Le travail est découpé en cycles plus courts et chaque étape est validée par le client. L’implication du management intermédiaire est indispensable à la réussite d’un projet lean. « À condition que le manager joue le jeu. Le partage d’activités et la mise en commun des problèmes amènent un état d’esprit plus coopératif et un changement culturel qui plaît aux gens », observe Luc Delamotte.

Standardisation

Selon Cécile Roche, les entreprises où le lean a engendré une dégradation des conditions de travail, voire de la santé des salariés, sont celles qui ont voulu l’utiliser uniquement pour augmenter la productivité. « Traquer les temps morts est une caricature du lean, affirme-t-elle. Certes, on essaie de réduire les tâches répétitives en les standardisant, pour se concentrer sur les tâches à plus forte valeur ajoutée, mais, en aucun cas, il faut supprimer toutes les respirations. » La standardisation utilisée à Thales en production comme en R & D est un aspect du lean qui suscite des critiques. Et là encore, la directrice du lean temporise : « Attention, le standard en lean n’est pas une procédure décidée au niveau central et imposée à toute l’entreprise, il est défini par chaque équipe, adapté au contexte local et amélioré en permanence. »

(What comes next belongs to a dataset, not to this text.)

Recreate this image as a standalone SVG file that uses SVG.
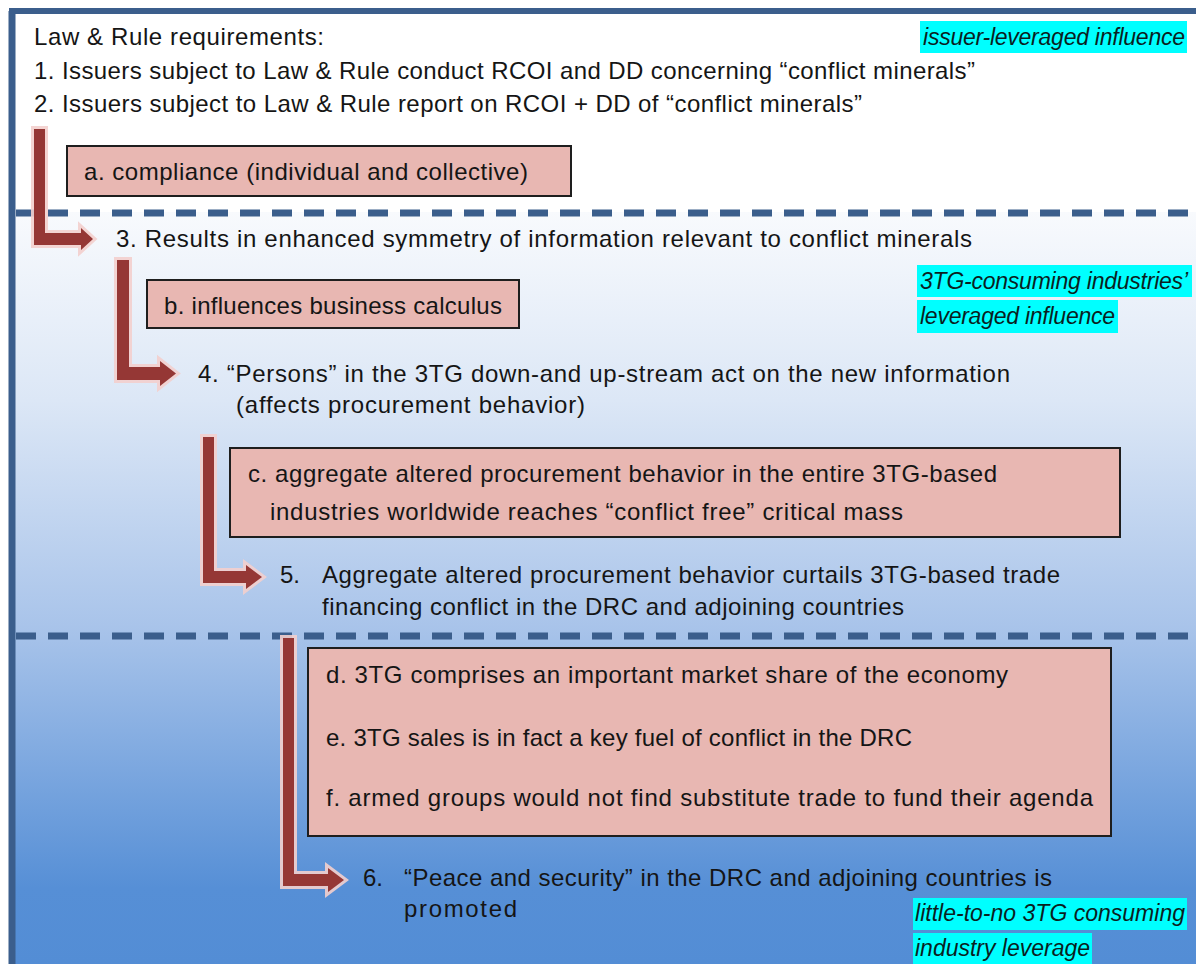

Ce n’est pourtant pas l’avis des salariés d’une petite équipe (une trentaine de personnes) de réparation de matériel électronique située à Brest, qui ont alerté leurs délégués du personnel sur l’augmentation du stress et la dégradation des conditions de travail à la suite de la mise en place du lean. « Ils témoignent d’un manque d’autonomie, ont l’impression de subir une organisation du travail imposée d’en haut. La recherche de l’efficacité maximale les stresse. La dépersonnalisation des postes de travail est mal vécue », rapporte Roland Mainpin, élu CHSCT chargé de les auditionner et de faire un rapport. Ce malaise concernerait un tiers des salariés de ce service. La direction admet que le changement des habitudes de travail ou le passage en open space puisse faire des mécontents à certains endroits. « Le lean est appliqué de manière décentralisée par les chefs d’équipe, mais nous sommes là pour accompagner les managers qui nous le demandent », rappelle Cécile Roche.

Réduction des coûts

Même si le lean fait des mécontents, le jeu en vaut la chandelle, selon la direction, puisque les résultats sont là : en R & D, une meilleure tenue des délais, voire une baisse des temps de réalisation et une réduction du taux d’erreurs dans certaines équipes de développement logiciel ont été constatés. En production, les résultats sont encore meilleurs, puisque, sur certains produits, le lean a permis de réduire le coût de production de 2 % chaque année. La CGT n’est pas dupe : « Le lean est associé à une volonté de réduction des coûts, il est une application d’un vaste plan d’économie dans le groupe intitulé Probasis, ajoute Roland Mainpin. Nous dénonçons ces méthodes qui déshumanisent le travail. »

THALES

• Activité : hautes technologies pour la Défense, la sécurité, l’aérospatial et le transport.

• Effectifs : 67 000 collaborateurs dans 56 pays.

• Chiffre d’affaires 2011 : 13 milliards d’euros.